Comunidade do Memorial das Ligas Camponesas espera há 24 anos por assentamento

Ameaçada por projeto de barragem, Barra de Antas é palco de um dos conflitos agrários mais antigos do Brasil; ato realizado nesta segunda-feira marcou os 60 anos do assassinato de João Pedro Teixeira, fundador do movimento na Paraíba

Por Luís Indriunas, em De Olho nos Ruralistas

Em 19 de novembro de 1996, 57 famílias camponesas retomaram o território tradicional de Barra de Antas, no município de Sapé (PB). Desde então vivendo na área, a maioria dessas famílias ainda espera a regularização do assentamento, que teve a desapropriação de 507 hectares garantida pelo Supremo Tribunal Federal (STF).

A luta empreendida pelos posseiros se entrelaça ao passado da comunidade. Em 2 de abril de 1962, o líder sindical João Pedro Teixeira, fundador das Ligas Camponesas da Paraíba, foi assassinado a poucos metros de sua casa, na entrada do município. Suspeito de ser o mandante do crime, o pretenso dono das terras, Pedro Ramos Coutinho, nunca foi julgado. O caso foi retratado em 1984 pelo documentarista Eduardo Coutinho no filme “Cabra Marcado para Morrer“.

Hoje, 60 anos depois do assassinato, é um dos filhos do latifundiário, o fazendeiro Sebastião Figueiredo Coutinho, que continua ameaçando a permanência dos camponeses em Barra de Antas.

Essa continuidade foi lembrada durante ato em memória de João Pedro Teixeira, nesta segunda-feira (04), que percorreu o caminho da comunidade até a antiga casa do líder camponês, que hoje abriga o Memorial das Ligas Camponesas. Organizado por movimentos populares de Sapé, a marcha terminou com uma apresentação artística e cultural no museu.

ENQUANTO AGUARDAM, CAMPONESES ENFRENTAM VIOLÊNCIA

A continuidade entre Pedro Coutinho, o mandante do crime que vitimou João Pedro, e o filho Sebastião não se dá apenas na posse das terras reivindicadas pelos camponeses de Barra de Antas.
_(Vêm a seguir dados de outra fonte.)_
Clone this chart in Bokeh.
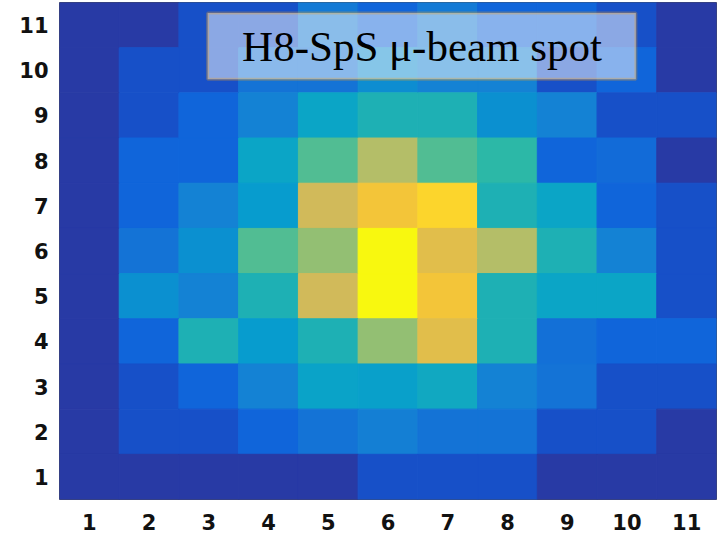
from bokeh.plotting import figure
from bokeh.models import (ColumnDataSource, LinearColorMapper, FixedTicker,
                          BoxAnnotation, Label)
from bokeh.embed import file_html
from bokeh.resources import INLINE

# ---- data: beam-spot intensity per pad, relative units 0..100
# rows listed from the top row (11) down to the bottom row (1)
columns = [1, 2, 3, 4, 5, 6, 7, 8, 9, 10, 11]
rows_top_down = [11, 10, 9, 8, 7, 6, 5, 4, 3, 2, 1]
row11 = [0, 0, 10, 10, 24.5, 17, 24.5, 17, 17, 10, 0]
row10 = [0, 10, 10, 22, 22, 32, 27, 27, 10, 17, 0]
row9 = [0, 10, 17, 27, 41, 48, 48, 33, 27, 10, 10]
row8 = [0, 17, 17, 41, 57, 71, 57, 52, 17, 19.5, 0]
row7 = [0, 17, 27, 37, 76, 86, 91, 48, 41, 17, 10]
row6 = [0, 22, 33, 57, 66, 100, 80, 71, 48, 27, 10]
row5 = [0, 33, 27, 48, 76, 100, 86, 48, 41, 41, 10]
row4 = [0, 17, 48, 37, 48, 66, 80, 48, 21, 17, 17]
row3 = [0, 10, 17, 27, 40, 39, 43, 27, 22, 10, 10]
row2 = [0, 10, 10, 17, 22, 26, 22, 22, 10, 10, 0]
row1 = [0, 0, 0, 0, 0, 10, 10, 10, 0, 0, 0]
tick_labels = ["1", "2", "3", "4", "5", "6", "7", "8", "9", "10", "11"]
title_text = "H8-SpS \u03bc-beam spot"

grid = [row11, row10, row9, row8, row7, row6, row5, row4, row3, row2, row1]

# ---- colour map: parula-like anchors (position 0..100, colour), interpolated to 256
cmap_anchors = [
    (0, "#283AA5"), (10, "#1750C9"), (17, "#1065DA"), (22, "#1473D6"),
    (27, "#1482D4"), (33, "#0B90D0"), (37, "#079CCE"), (41, "#0BA5C6"),
    (48, "#1EB0B4"), (52, "#2BB8A8"), (57, "#52BD92"), (66, "#94BF73"),
    (71, "#B4BE68"), (76, "#D1BA5A"), (80, "#E1BE4B"), (86, "#F2C43A"),
    (91, "#FCD52C"), (100, "#F8F80F"),
]


def _hex_to_rgb(h):
    return tuple(int(h[i:i + 2], 16) for i in (1, 3, 5))


def _interp_palette(anchors, n):
    pos = [a[0] for a in anchors]
    rgb = [_hex_to_rgb(a[1]) for a in anchors]
    lo, hi = pos[0], pos[-1]
    out = []
    for k in range(n):
        t = lo + (hi - lo) * k / (n - 1)
        i = 0
        while i < len(pos) - 2 and t > pos[i + 1]:
            i += 1
        f = (t - pos[i]) / (pos[i + 1] - pos[i])
        f = min(max(f, 0.0), 1.0)
        c = [round(rgb[i][j] + (rgb[i + 1][j] - rgb[i][j]) * f) for j in range(3)]
        out.append("#%02x%02x%02x" % tuple(c))
    return out


palette = _interp_palette(cmap_anchors, 256)

xs, ys, vals = [], [], []
for r, row in zip(rows_top_down, grid):
    for c, v in zip(columns, row):
        xs.append(c)
        ys.append(r)
        vals.append(v)

source = ColumnDataSource(data=dict(x=xs, y=ys, v=vals))
mapper = LinearColorMapper(palette=palette, low=0, high=100)

p = figure(
    output_backend="svg",
    toolbar_location=None,
    x_range=(0.5, 11.5),
    y_range=(0.5, 11.5),
    frame_width=657,
    frame_height=497,
    min_border_left=59,
    min_border_right=2,
    min_border_top=2,
    min_border_bottom=35,
    background_fill_color="white",
    border_fill_color="white",
)

cell_color = {"field": "v", "transform": mapper}
p.rect(x="x", y="y", width=1, height=1, source=source,
       fill_color=cell_color, line_color=cell_color, line_width=1)

p.grid.visible = False
p.outline_line_color = "#4d4d4d"
p.outline_line_width = 1

for ax in (p.xaxis[0], p.yaxis[0]):
    ax.ticker = FixedTicker(ticks=columns)
    ax.major_label_overrides = {c: t for c, t in zip(columns, tick_labels)}
    ax.major_label_text_font = "DejaVu Sans"
    ax.major_label_text_font_style = "bold"
    ax.major_label_text_font_size = "21px"
    ax.major_label_text_color = "#111111"
    ax.axis_line_color = None
    ax.major_tick_line_color = None
    ax.minor_tick_line_color = None

p.xaxis[0].major_label_standoff = 8
p.yaxis[0].major_label_standoff = 5

box = BoxAnnotation(left=2.98, right=10.15, bottom=9.8, top=11.27,
                    fill_color="white", fill_alpha=0.5,
                    line_color="#F7A21B", line_width=3)
p.add_layout(box)

label = Label(x=6.57, y=10.52, text=title_text,
              text_font="Liberation Serif", text_font_size="43px",
              text_color="black", text_align="center", text_baseline="middle")
p.add_layout(label)

open("out.html", "w").write(file_html(p, INLINE))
Em 09 de setembro de 2000, após relatar diversas ameaças, o líder comunitário Sandoval Alves de Lima foi assassinado por Rubens Rodrigues da Silva, funcionário de Sebastião.

O fazendeiro, que já chamou os camponeses de “terroristas” e repudia a luta por direitos humanos, nunca foi acusado de nada. O executor dos tiros foi condenado a 18 anos de prisão em 2002, mas nunca foi preso.

Mais longa que a “fuga” do pistoleiro é a batalha judicial para conquistar o tão sonhado assentamento. “O processo vem se arrastando”, aponta o advogado Noaldo Meireles. “Desde 2017, espera-se uma manifestação da Advocacia Geral da União (AGU). Não há mais discussão do mérito, as terras são dos camponeses”.

A morosidade da AGU coincide com o golpe parlamentar que levou Michel Temer ao poder, em 2016, e a presidência de Jair Bolsonaro. “Se Deus quiser, e com a luta do povo, a gente vai tirar esse governo para poder colocar alguém que minimamente nos escute e que a gente possa ter uma imissão de posse dessas famílias”, afirma a presidente do Memorial das Ligas Camponesas, Alane Lima. “Até hoje elas ainda esperam que esse sonho seja concretizado”.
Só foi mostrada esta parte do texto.